Saturday, February 16, 2008

A Great Article

Merry Meet!

One of the things that I enjoy about my studies in the Craft are the yearly almanacs. I love them. They are always so topical and have the greatest articles. One of them I just have to share and write about. It is in the "2008 Witches' Companion" published by Llewellyn. It is written by Elizabeth Barrett. I'm not going to type the whole thing here but it talks about what she calls "Granola Wicca" the nuts, flakes and fruits of Wicca. Now, there are these same people in all religions, believe me, I've belonged to more than my fair share of churches and youth groups and Bible studies. And after reading so many books by very serious witches who would not dare admit to these people, this was a breath of fresh air.

Barrett basically talks about the personalities one might find in a coven or even a goodish size medieval fair and since I go to the latter about every year, and am preparing to go this year, reading this article really excited me. Because I have met some or all of these people, such as:

The Hex Master- don't piss off this dude or he'll change you into a toad....you know this guy, he acts like a demon who has escaped from the set of Charmed.

Pan's Man- He's got all his natural attributes hung out for everyone to see....My old goat will be keeping an eye out for him.

Then, there is my personal favorite, the "Womin" witches who declare any man as subordinate sperm donors not worthy to join in their full moon crotch shaving rituals.

I'm not making fun of thes folks, really, well...maybe I am but it is only because I know these people in another plane of existance in the traditional Christian side. For example, the Hex Master could be:

Damn them all Dan, these are the big guys who work out all of the time, is usually a police officer or prison guard who believes that Jesus just needed to apply a little more of that tough love he showed the money changers. He's the one who would happily wollop the sin out of you.

Pan's man could easily be: "Youth Group Justin", the girls go gaga over him, ignore his beautiful girlfriend he has dated since he was three and get "saved" every three weeks or so so that they can cry in his arms and confess just how naughty they are.

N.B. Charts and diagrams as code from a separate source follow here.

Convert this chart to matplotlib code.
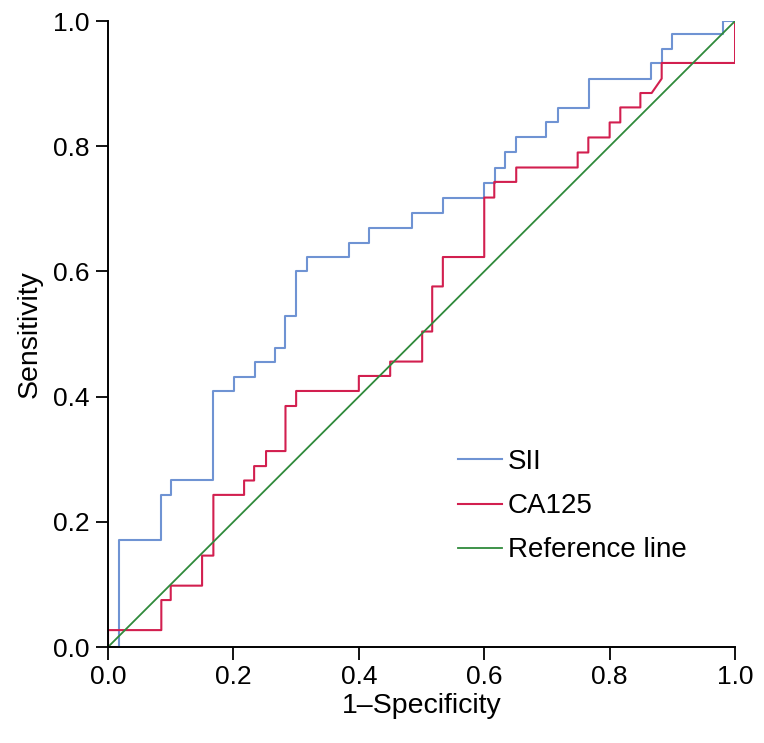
#!/usr/bin/env python3
"""ROC curves for SII and CA125 against the reference diagonal."""

import matplotlib

matplotlib.use("Agg")
import matplotlib.pyplot as plt

# ROC corner points (1-specificity, sensitivity)
SII_FPR = [0.0, 0.018, 0.018, 0.085, 0.085, 0.100, 0.100, 0.168, 0.168, 0.201,
           0.201, 0.234, 0.234, 0.266, 0.266, 0.283, 0.283, 0.300, 0.300, 0.317,
           0.317, 0.384, 0.384, 0.417, 0.417, 0.484, 0.484, 0.535, 0.535, 0.600,
           0.600, 0.617, 0.617, 0.633, 0.633, 0.651, 0.651, 0.699, 0.699, 0.717,
           0.717, 0.767, 0.767, 0.866, 0.866, 0.883, 0.883, 0.900, 0.900, 0.981,
           0.981, 1.0]
SII_TPR = [0.0, 0.0, 0.171, 0.171, 0.243, 0.243, 0.266, 0.266, 0.409, 0.409,
           0.432, 0.432, 0.455, 0.455, 0.478, 0.478, 0.528, 0.528, 0.600, 0.600,
           0.623, 0.623, 0.646, 0.646, 0.670, 0.670, 0.694, 0.694, 0.718, 0.718,
           0.742, 0.742, 0.766, 0.766, 0.790, 0.790, 0.814, 0.814, 0.838, 0.838,
           0.861, 0.861, 0.908, 0.908, 0.933, 0.933, 0.956, 0.956, 0.980, 0.980,
           1.0, 1.0]

CA125_FPR = [0.0, 0.0, 0.085, 0.085, 0.100, 0.100, 0.150, 0.150, 0.168, 0.168,
             0.217, 0.217, 0.233, 0.233, 0.252, 0.252, 0.283, 0.283, 0.300, 0.300,
             0.400, 0.400, 0.450, 0.450, 0.501, 0.501, 0.517, 0.517, 0.534, 0.534,
             0.600, 0.600, 0.616, 0.616, 0.651, 0.651, 0.749, 0.749, 0.766, 0.766,
             0.800, 0.800, 0.817, 0.817, 0.849, 0.849, 0.867, 0.883, 0.883, 1.0,
             1.0]
CA125_TPR = [0.0, 0.027, 0.027, 0.075, 0.075, 0.098, 0.098, 0.146, 0.146, 0.243,
             0.243, 0.266, 0.266, 0.289, 0.289, 0.313, 0.313, 0.385, 0.385, 0.409,
             0.409, 0.433, 0.433, 0.456, 0.456, 0.504, 0.504, 0.576, 0.576, 0.623,
             0.623, 0.718, 0.718, 0.743, 0.743, 0.766, 0.766, 0.790, 0.790, 0.814,
             0.814, 0.838, 0.838, 0.862, 0.862, 0.885, 0.885, 0.908, 0.933, 0.933,
             1.0]

REF_X = [0.0, 1.0]
REF_Y = [0.0, 1.0]

TICKS = [0.0, 0.2, 0.4, 0.6, 0.8, 1.0]

plt.rcParams["font.family"] = ["Liberation Sans", "DejaVu Sans"]

fig = plt.figure(figsize=(7.64, 7.43), dpi=100)
ax = fig.add_axes([0.1414, 0.1292, 0.8207, 0.8425])

ax.plot(SII_FPR, SII_TPR, color="#6f93d3", lw=1.5, label="SII")
ax.plot(CA125_FPR, CA125_TPR, color="#d21f4f", lw=1.5, label="CA125")
ax.plot(REF_X, REF_Y, color="#2f8a3b", lw=1.3, label="Reference line")

ax.set_xlim(0, 1)
ax.set_ylim(0, 1)
ax.set_xticks(TICKS)
ax.set_yticks(TICKS)
ax.set_xticklabels([f"{t:.1f}" for t in TICKS])
ax.set_yticklabels([f"{t:.1f}" for t in TICKS])
ax.tick_params(labelsize=19, length=9, width=1.3, pad=4)
for side in ("top", "right"):
    ax.spines[side].set_visible(False)
for side in ("left", "bottom"):
    ax.spines[side].set_linewidth(1.4)

ax.set_xlabel("1\u2013Specificity", fontsize=20.5, labelpad=3)
ax.set_ylabel("Sensitivity", fontsize=20.5, labelpad=8)

ax.legend(loc="upper left", bbox_to_anchor=(0.558, 0.316), frameon=False,
          fontsize=20, handlelength=1.6, handletextpad=0.2, labelspacing=0.65,
          borderpad=0, borderaxespad=0)

fig.savefig("out.png", dpi=100)
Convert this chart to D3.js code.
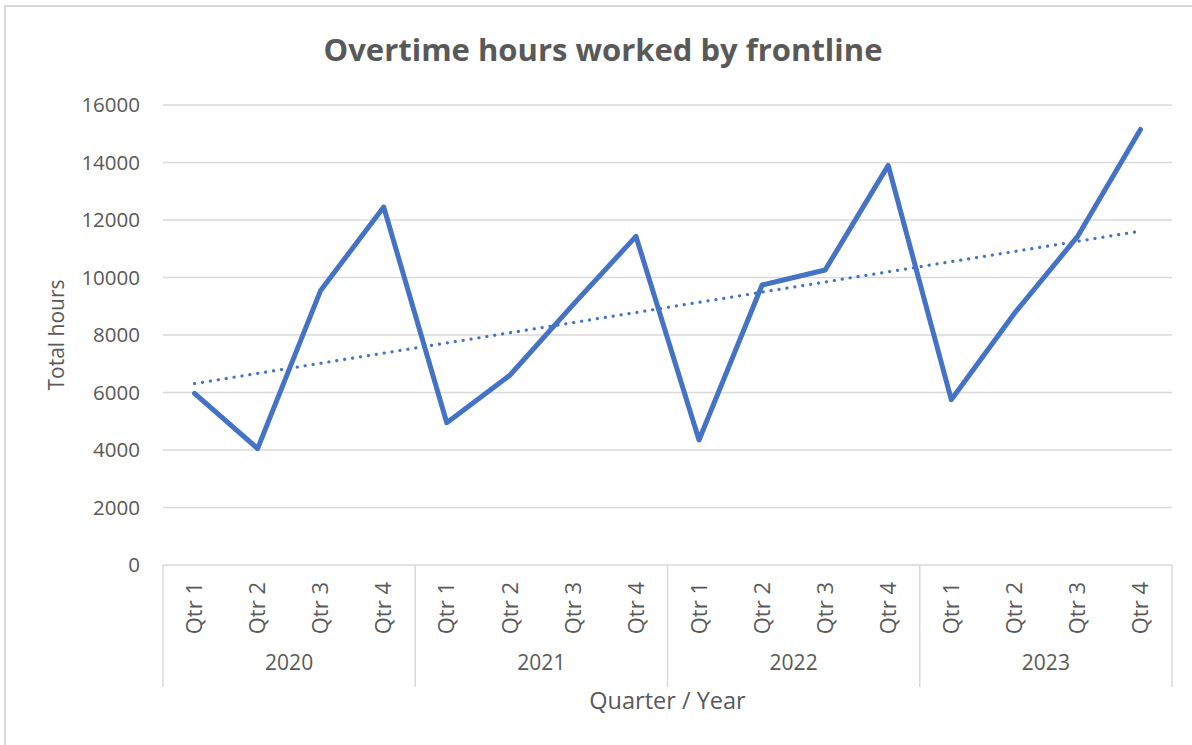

Of course old "Youth Group" never tries to avoid the situation. He just keeps 'em coming back for more.

And then, representing the "Womin" there is the "Preacher's Wife". She might also be known as the youth pastor's wife. It doesn't really matter because they are all the same woman. They are mousy and tired and have had so many kids they can't keep track of them. She's the one whose name you can't remember when you talk about your reival experience years later.

On the flip side, there is "Save it for Marriage Sally" she runs the teen girls youth group. She talks about love and romance and saving your virginity til marriage. She sings "I don't know how to love Him" from Jesus Christ Superstar and "Kumbaya". She generally falls from grace for about six or eight weeks after having a passionate episode with "Youth Group Justin" but both reappear at another church, at another retreat near you.

And this is just in Protestant circles. These people show up in Catholic circles too.

There's The Reverend Father. He was at The Last Supper, met Satan personally, and generally thinks none of us is worth saving and longs for the days when the priest was not just your confessor but your inquisitor. He'd sleep in a coffin, like medieval monks did and go bare foot in the winter if he could. He's a priest's priest.

Then there is Father What a Waste. He's the handsome, breathlessly virile, hopelessly chaste priest in your parish. All the women fuss over him. All the men would like to smack a little of the cute off him and tend to like going to Reverend Father's Masses. They tell the wives it is so they won't miss the big game with Notre Dame.

Then there is the Priest Hag. She's the one who loves all priests inordinately. In fact her husband even wrote the dioceses asking that the priest, especially if he is a Father What a Waste, is censured. In reality, she would priest hag anything in a white collar.

So what does all of this mean? I don't know, except that maybe it reveals the truth that all of us, regardless of our faiths or Craft traditions have similar experiences. Maybe it shows that none of us have the right to pick on another's religious group because shake most of our religious trees and the nuts will fall out.

But, if you get a chance, read the article in the 2008 almanac companion. It's funny.